§ **Listing**
□ □ □

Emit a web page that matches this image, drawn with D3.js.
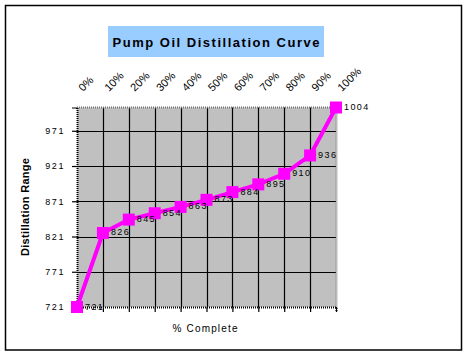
<!DOCTYPE html>
<html>
<head>
<meta charset="utf-8">
<script src="https://cdn.jsdelivr.net/npm/d3@7"></script>
<style>
  html, body { margin: 0; padding: 0; background: #fff; }
  svg { display: block; }
  text { font-family: "Liberation Sans", Arial, sans-serif; fill: #000; }
</style>
</head>
<body>
<svg id="chart" width="468" height="356"></svg>
<script>
const categories = [0, 10, 20, 30, 40, 50, 60, 70, 80, 90, 100];
const categoryLabels = ["0%", "10%", "20%", "30%", "40%", "50%", "60%", "70%", "80%", "90%", "100%"];
const values = [721, 826, 845, 854, 863, 873, 884, 895, 910, 936, 1004];
const yTicks = [721, 771, 821, 871, 921, 971];
const title = "Pump Oil Distillation Curve";
const yTitle = "Distillation Range";
const xTitle = "% Complete";

(function () {
const svg = d3.select("#chart");
const pL = 77, pR = 336, pT = 107.5, pB = 307;
const x = d3.scaleLinear().domain([0, 100]).range([pL, pR]);
const y = d3.scaleLinear().domain([721, 1004]).range([pB, pT]);

// outer border
svg.append("rect").attr("x", 5.5).attr("y", 5.5).attr("width", 456).attr("height", 344.5)
  .attr("fill", "#fff").attr("stroke", "#000").attr("stroke-width", 1.5);

// title
svg.append("rect").attr("x", 108).attr("y", 26).attr("width", 216).attr("height", 31).attr("fill", "#99ccff");
svg.append("text").attr("x", 216).attr("y", 46.5).attr("text-anchor", "middle")
  .attr("font-size", 13).attr("font-weight", "bold")
  .attr("textLength", 207).attr("lengthAdjust", "spacing").text(title);

// plot background
svg.append("rect").attr("x", pL).attr("y", pT).attr("width", pR - pL).attr("height", pB - pT)
  .attr("fill", "#c0c0c0");

// horizontal gridlines
svg.append("g").selectAll("line").data(yTicks.filter(d => d !== 721)).join("line")
  .attr("x1", pL).attr("x2", pR)
  .attr("y1", d => Math.round(y(d)) + 0.5).attr("y2", d => Math.round(y(d)) + 0.5)
  .attr("stroke", "#000").attr("stroke-width", 1.2);

// vertical gridlines
svg.append("g").selectAll("line").data(categories.filter(d => d !== 0 && d !== 100)).join("line")
  .attr("x1", d => Math.round(x(d)) + 0.5).attr("x2", d => Math.round(x(d)) + 0.5)
  .attr("y1", pT).attr("y2", pB)
  .attr("stroke", "#000").attr("stroke-width", 1.2);

// top & right hatched borders
svg.append("line").attr("x1", pL).attr("x2", pR + 1).attr("y1", pT).attr("y2", pT)
  .attr("stroke", "#777").attr("stroke-width", 2).attr("stroke-dasharray", "1,1");
svg.append("line").attr("x1", pR + 0.5).attr("x2", pR + 0.5).attr("y1", pT).attr("y2", pB)
  .attr("stroke", "#777").attr("stroke-width", 2).attr("stroke-dasharray", "1,1");

// left axis
const yAxis = d3.axisLeft(y).tickValues(yTicks).tickSize(5).tickPadding(7).tickFormat(d3.format("d"));
const gy = svg.append("g").attr("transform", `translate(${pL},0)`).call(yAxis);
gy.select(".domain").attr("stroke", "#000").attr("stroke-width", 2).attr("stroke-dasharray", "1,1");
gy.selectAll(".tick line").attr("stroke", "#000").attr("stroke-width", 1.2);
gy.selectAll(".tick text").attr("font-size", 9).attr("letter-spacing", 1.6)
  .attr("font-family", "'Liberation Sans', Arial, sans-serif").attr("fill", "#000");

// bottom axis
const xAxis = d3.axisBottom(x).tickValues(categories).tickSize(5).tickFormat("");
const gx = svg.append("g").attr("transform", `translate(0,${pB})`).call(xAxis);
gx.select(".domain").attr("stroke", "#000").attr("stroke-width", 2).attr("stroke-dasharray", "1,1");
gx.selectAll(".tick line").attr("stroke", "#000").attr("stroke-width", 1.2);

// top category labels
svg.append("g").selectAll("text").data(categories).join("text")
  .attr("transform", d => `translate(${x(d) + 6},92) rotate(-45)`)
  .attr("font-size", 11).attr("text-anchor", "start")
  .text((d, i) => categoryLabels[i]);

// axis titles
svg.append("text").attr("transform", "translate(29,207) rotate(-90)").attr("text-anchor", "middle")
  .attr("font-size", 11).attr("font-weight", "bold")
  .attr("textLength", 98).attr("lengthAdjust", "spacing").text(yTitle);
svg.append("text").attr("x", 205).attr("y", 332).attr("text-anchor", "middle")
  .attr("font-size", 10)
  .attr("textLength", 65).attr("lengthAdjust", "spacing").text(xTitle);

// line
const data = categories.map((c, i) => ({ c, v: values[i] }));
svg.append("path").datum(data)
  .attr("d", d3.line().x(d => x(d.c)).y(d => y(d.v)))
  .attr("fill", "none").attr("stroke", "#ff00ff").attr("stroke-width", 4);

// markers
const ms = 12;
svg.append("g").selectAll("rect").data(data).join("rect")
  .attr("x", d => x(d.c) - ms / 2).attr("y", d => y(d.v) - ms / 2)
  .attr("width", ms).attr("height", ms).attr("fill", "#ff00ff");

// data labels
svg.append("g").selectAll("text").data(data).join("text")
  .attr("x", d => x(d.c) + 8).attr("y", d => y(d.v) + 2.5)
  .attr("font-size", 9).attr("letter-spacing", 1.4)
  .text(d => d.v);
})();
</script>
</body>
</html>
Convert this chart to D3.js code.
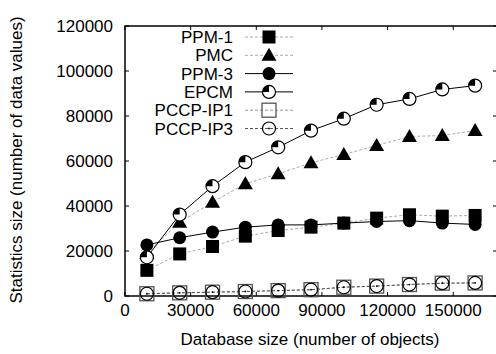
<!DOCTYPE html>
<html>
<head>
<meta charset="utf-8">
<script src="https://cdn.jsdelivr.net/npm/d3@7"></script>
<style>
  body { margin: 0; background: #fff; }
  text { font-family: "Liberation Sans", Arial, sans-serif; }
</style>
</head>
<body>
<div class="chart-container"></div>
<script>
const width = 496;
const height = 354;
const margin = { top: 26, right: -1, bottom: 58, left: 125 };

// database sizes (number of objects)
const dbSizes = [10000, 25000, 40000, 55000, 70000, 85000, 100000, 115000, 130000, 145000, 160000];

const ppm1 = [11400, 18700, 22000, 26600, 29100, 30600, 32400, 34600, 36100, 35500, 35800];
const pmc = [19000, 32800, 41700, 49900, 54300, 59200, 62900, 66900, 70900, 71300, 73600];
const ppm3 = [22700, 25900, 28400, 30600, 31600, 31600, 32400, 33100, 33500, 32400, 31800];
const epcm = [17200, 36200, 48800, 59500, 66100, 73500, 78800, 85000, 87600, 91800, 93500];
const pccpIp1 = [1000, 1400, 1700, 2000, 2400, 2800, 3900, 4400, 5100, 5700, 5800];
const pccpIp3 = [1000, 1400, 1700, 2000, 2400, 2800, 3900, 4400, 5100, 5700, 5800];

const xTicks = [0, 30000, 60000, 90000, 120000, 150000];
const yTicks = [0, 20000, 40000, 60000, 80000, 100000, 120000];

const series = [
    { name: "PPM-1", values: ppm1, marker: "square", line: "#aaa", dash: "3,2" },
    { name: "PMC", values: pmc, marker: "triangle", line: "#aaa", dash: "3,2" },
    { name: "PPM-3", values: ppm3, marker: "circle", line: "#000", dash: null },
    { name: "EPCM", values: epcm, marker: "quarter", line: "#000", dash: null },
    { name: "PCCP-IP1", values: pccpIp1, marker: "opensquare", line: "#999", dash: "3,2" },
    { name: "PCCP-IP3", values: pccpIp3, marker: "dotcircle", line: "#555", dash: "3,2" },
];

const svg = d3.select(".chart-container")
    .append("svg")
    .attr("width", width)
    .attr("height", height);

const escalaX = d3.scaleLinear()
    .domain([0, 170000])
    .range([margin.left, width - margin.right]);

const escalaY = d3.scaleLinear()
    .domain([0, 120000])
    .range([height - margin.bottom, margin.top]);

const x0 = escalaX.range()[0], x1 = escalaX.range()[1];
const y0 = escalaY.range()[0], y1 = escalaY.range()[1];

// ticks (inward, mirrored)
const ticks = svg.append("g").attr("stroke", "#000").attr("stroke-width", 1);
xTicks.forEach(t => {
    ticks.append("line").attr("x1", escalaX(t)).attr("x2", escalaX(t)).attr("y1", y0).attr("y2", y0 - 4);
    ticks.append("line").attr("x1", escalaX(t)).attr("x2", escalaX(t)).attr("y1", y1).attr("y2", y1 + 4);
});
yTicks.forEach(t => {
    ticks.append("line").attr("x1", x0).attr("x2", x0 + 4).attr("y1", escalaY(t)).attr("y2", escalaY(t));
    ticks.append("line").attr("x1", x1).attr("x2", x1 - 4).attr("y1", escalaY(t)).attr("y2", escalaY(t));
});

// box
svg.append("rect")
    .attr("x", x0).attr("y", y1)
    .attr("width", x1 - x0).attr("height", y0 - y1)
    .attr("fill", "none").attr("stroke", "#000").attr("stroke-width", 1.5);

// tick labels
svg.append("g").selectAll("text")
    .data(xTicks)
    .join("text")
    .attr("x", d => escalaX(d))
    .attr("y", 316)
    .attr("text-anchor", "middle")
    .attr("font-size", 17)
    .text(d => d);

svg.append("g").selectAll("text")
    .data(yTicks)
    .join("text")
    .attr("x", 113)
    .attr("y", d => escalaY(d) + 6)
    .attr("text-anchor", "end")
    .attr("font-size", 17)
    .text(d => d);

svg.append("text")
    .attr("x", 310).attr("y", 345)
    .attr("text-anchor", "middle")
    .attr("font-size", 17)
    .text("Database size (number of objects)");

svg.append("text")
    .attr("transform", "translate(22,160) rotate(-90)")
    .attr("text-anchor", "middle")
    .attr("font-size", 17)
    .text("Statistics size (number of data values)");

function drawMarker(g, type, cx, cy) {
    const r = 6.5;
    if (type === "square") {
        g.append("rect").attr("x", cx - 6.5).attr("y", cy - 6.5).attr("width", 13).attr("height", 13).attr("fill", "#000");
    } else if (type === "triangle") {
        g.append("path").attr("d", `M${cx},${cy - 7.5}L${cx + 7.5},${cy + 5.5}L${cx - 7.5},${cy + 5.5}Z`).attr("fill", "#000");
    } else if (type === "circle") {
        g.append("circle").attr("cx", cx).attr("cy", cy).attr("r", r).attr("fill", "#000");
    } else if (type === "quarter") {
        g.append("circle").attr("cx", cx).attr("cy", cy).attr("r", r).attr("fill", "#fff").attr("stroke", "#000").attr("stroke-width", 1.2);
        g.append("path").attr("d", `M${cx},${cy}L${cx - r},${cy}A${r},${r} 0 0 1 ${cx},${cy - r}Z`).attr("fill", "#000");
    } else if (type === "opensquare") {
        g.append("rect").attr("x", cx - 7).attr("y", cy - 7).attr("width", 14).attr("height", 14).attr("fill", "none").attr("stroke", "#555").attr("stroke-width", 1.3);
    } else if (type === "dotcircle") {
        g.append("circle").attr("cx", cx).attr("cy", cy).attr("r", r).attr("fill", "none").attr("stroke", "#000").attr("stroke-width", 1.2);
        g.append("circle").attr("cx", cx).attr("cy", cy).attr("r", 0.9).attr("fill", "#000");
    }
}

const line = d3.line()
    .x((d, i) => escalaX(dbSizes[i]))
    .y(d => escalaY(d));

const plot = svg.append("g");
series.forEach(s => {
    plot.append("path")
        .attr("d", line(s.values))
        .attr("fill", "none")
        .attr("stroke", s.line)
        .attr("stroke-width", 1)
        .attr("stroke-dasharray", s.dash);
    const mg = plot.append("g");
    s.values.forEach((v, i) => drawMarker(mg, s.marker, escalaX(dbSizes[i]), escalaY(v)));
});

// legend
const legend = svg.append("g");
series.forEach((s, i) => {
    const ly = 37 + i * 18.3;
    legend.append("text")
        .attr("x", 233).attr("y", ly + 6)
        .attr("text-anchor", "end")
        .attr("font-size", 17)
        .text(s.name);
    legend.append("line")
        .attr("x1", 245).attr("x2", 293)
        .attr("y1", ly).attr("y2", ly)
        .attr("stroke", s.line)
        .attr("stroke-width", 1)
        .attr("stroke-dasharray", s.dash);
    drawMarker(legend, s.marker, 269, ly);
});
</script>
</body>
</html>
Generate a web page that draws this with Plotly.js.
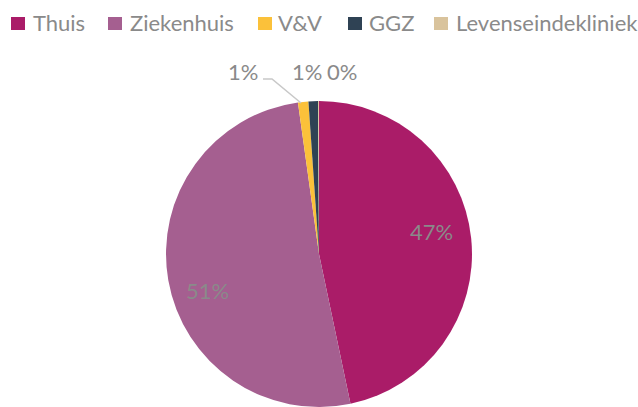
<!DOCTYPE html>
<html>
<head>
<meta charset="utf-8">
<script src="https://cdn.plot.ly/plotly-3.0.1.min.js"></script>
<style>html,body{margin:0;padding:0;background:#fff;overflow:hidden;} #chart{width:638px;height:407px;}</style>
</head>
<body>
<div id="chart"></div>
<script>
const categories = ["Thuis", "Ziekenhuis", "V&V", "GGZ", "Levenseindekliniek"];
const values = [46.7, 51.1, 1.1, 1.0, 0.1];
const colors = ["#aa1c68", "#a55f90", "#fbc13a", "#2f4254", "#d9c39c"];

// layout-only positions (pixels in the 638x407 frame)
const labelPx = [[431, 231], [207, 290], [243, 71], [307, 71], [342, 71]];
const legendSwatchX = [11, 108, 258, 348, 434];
const legendTextX = [31, 128, 276, 367, 454];
const W = 638, H = 407;
const FONT = "Lato, 'Open Sans', sans-serif";
const GRAY = "#8a8a8a";

const px = x => x / W;
const py = y => 1 - y / H;

const total = values.reduce((a, b) => a + b, 0);
const pctText = values.map(v => Math.round(v / total * 100) + "%");

const trace = {
  type: "pie",
  labels: categories,
  values: values,
  sort: false,
  direction: "clockwise",
  rotation: 0,
  marker: {colors: colors, line: {width: 0}},
  textinfo: "none",
  textposition: "none",
  domain: {x: [0.2602, 0.7398], y: [0, 0.7518]},
  hoverinfo: "label+percent",
  showlegend: false
};

const annotations = pctText.map((t, i) => ({
  text: t, showarrow: false,
  xref: "paper", yref: "paper",
  x: px(labelPx[i][0]), y: py(labelPx[i][1]),
  xanchor: "center", yanchor: "middle",
  font: {family: FONT, size: 22, color: GRAY}
}));

// legend built from categories/colors
categories.forEach((c, i) => {
  annotations.push({
    text: c, showarrow: false,
    xref: "paper", yref: "paper",
    x: px(legendTextX[i]), y: py(23),
    xanchor: "left", yanchor: "middle",
    font: {family: FONT, size: 22, color: GRAY}
  });
});
const shapes = categories.map((c, i) => ({
  type: "rect", xref: "paper", yref: "paper",
  x0: px(legendSwatchX[i]), x1: px(legendSwatchX[i] + 14),
  y0: py(17), y1: py(30),
  fillcolor: colors[i], line: {width: 0}
}));

const leader = [[263, 79], [272, 79], [301, 103]];
shapes.push({
  type: "path", xref: "paper", yref: "paper",
  path: leader.map((p, i) => (i ? "L" : "M") + px(p[0]) + "," + py(p[1])).join(" "),
  line: {color: "#c8c8c8", width: 1.5}
});

const layout = {
  width: W, height: H,
  margin: {l: 0, r: 0, t: 0, b: 0},
  paper_bgcolor: "#ffffff",
  showlegend: false,
  annotations: annotations,
  shapes: shapes
};

Plotly.newPlot("chart", [trace], layout, {staticPlot: true});
</script>
</body>
</html>
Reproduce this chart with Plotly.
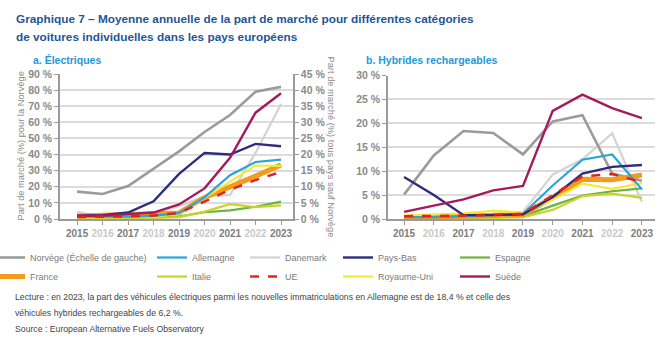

□ □ □

§ **Problem**
Search the records for the string "that" and return every line in which it occurs.

§ **The reply**
Emit a web page that matches this image, drawn with D3.js.
Generate a web page that draws this with Plotly.js.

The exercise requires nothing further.